Itinerarium Exstaticum quo Mundi Opificium ...ad serenissimam Christinam ... Suecorum ...Reginam. Rome: Vitalis Mascardi, 1656



4to (8 5/8 x 6 ¼ in.; 220 x 158 mm). Title lightly soiled. Contemporary speckled calf, blind-ruled with floral blindstamps at four corners, red edges; rebacked with gold-stamped morocco title label.

Literature

Merrill 11; see H. Siebert, Die grosse kosmologische Kontroverse (2006), 20 ff.

Catalogue Note

First edition of Kircher's cosmological dialogue, his only published work in cosmology.

Dedicated to Queen Christina of Sweden who, on coming to Rome in 1651, had shown an interest in Galileo's Dialogo (1632),  Kircher's own dialogue treated many of the same issues and with the same sympathy for them, though it concludes by supporting the Tychonic System, the system widely held by the Jesuits. The discussion is cast as a dream (a common literary trope for the discussion of sensitive topics) in which the protagonist Theodidactus, journeys through the heavens guided by the angel Cosmiel. There is a journey to the Moon which is found full of mountains and craters. He continues on to Venus and then to each of the other planets and to the region of the fixed stars. In his second dialogue, Kircher deals with the creation of the earth, its position in the universe, and its eventual destruction.

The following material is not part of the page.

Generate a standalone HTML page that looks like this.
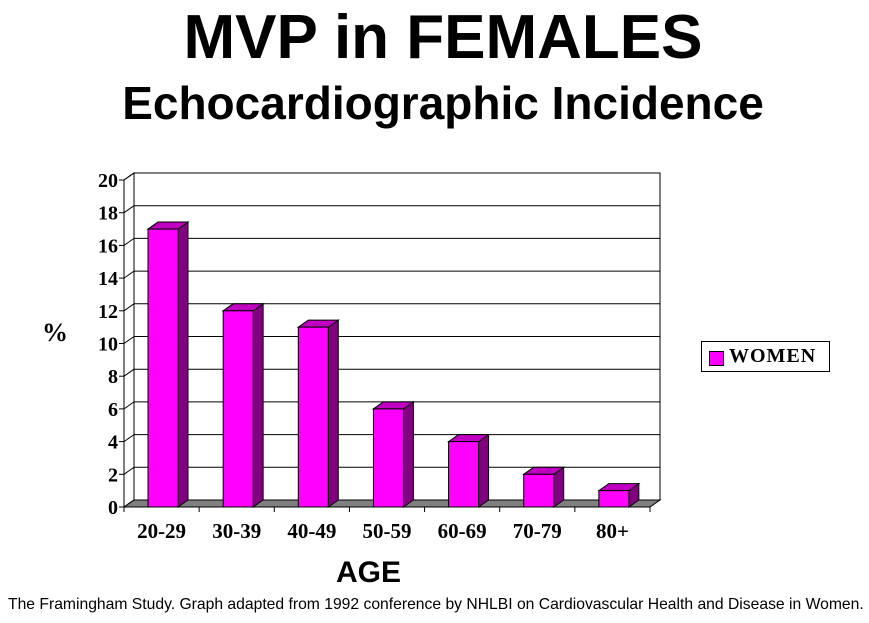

The work was, nevertheless, examined by the Jesuit censors in Germany as its position on matter (and other topics) apparently contradicted the Ordinatio pro studiis superioribus of 1651 which listed 65 proscribed theses. This required a new revised edition, published under the guidance of the author's friend and disciple Gaspar Schott (1660) who appended 27 pages of apologetics in defense of the author. "This controversial work was especially popular with Kircher's American readers and spawned several imitations in Brazil and New Spain" (P. Findlen, The Last Man who Knew Everything, 2004, p. 337).

The first edition is quite rare—OCLC records 43 copies of the second edition but no copies of the first; there are no copies in GBV or VD17.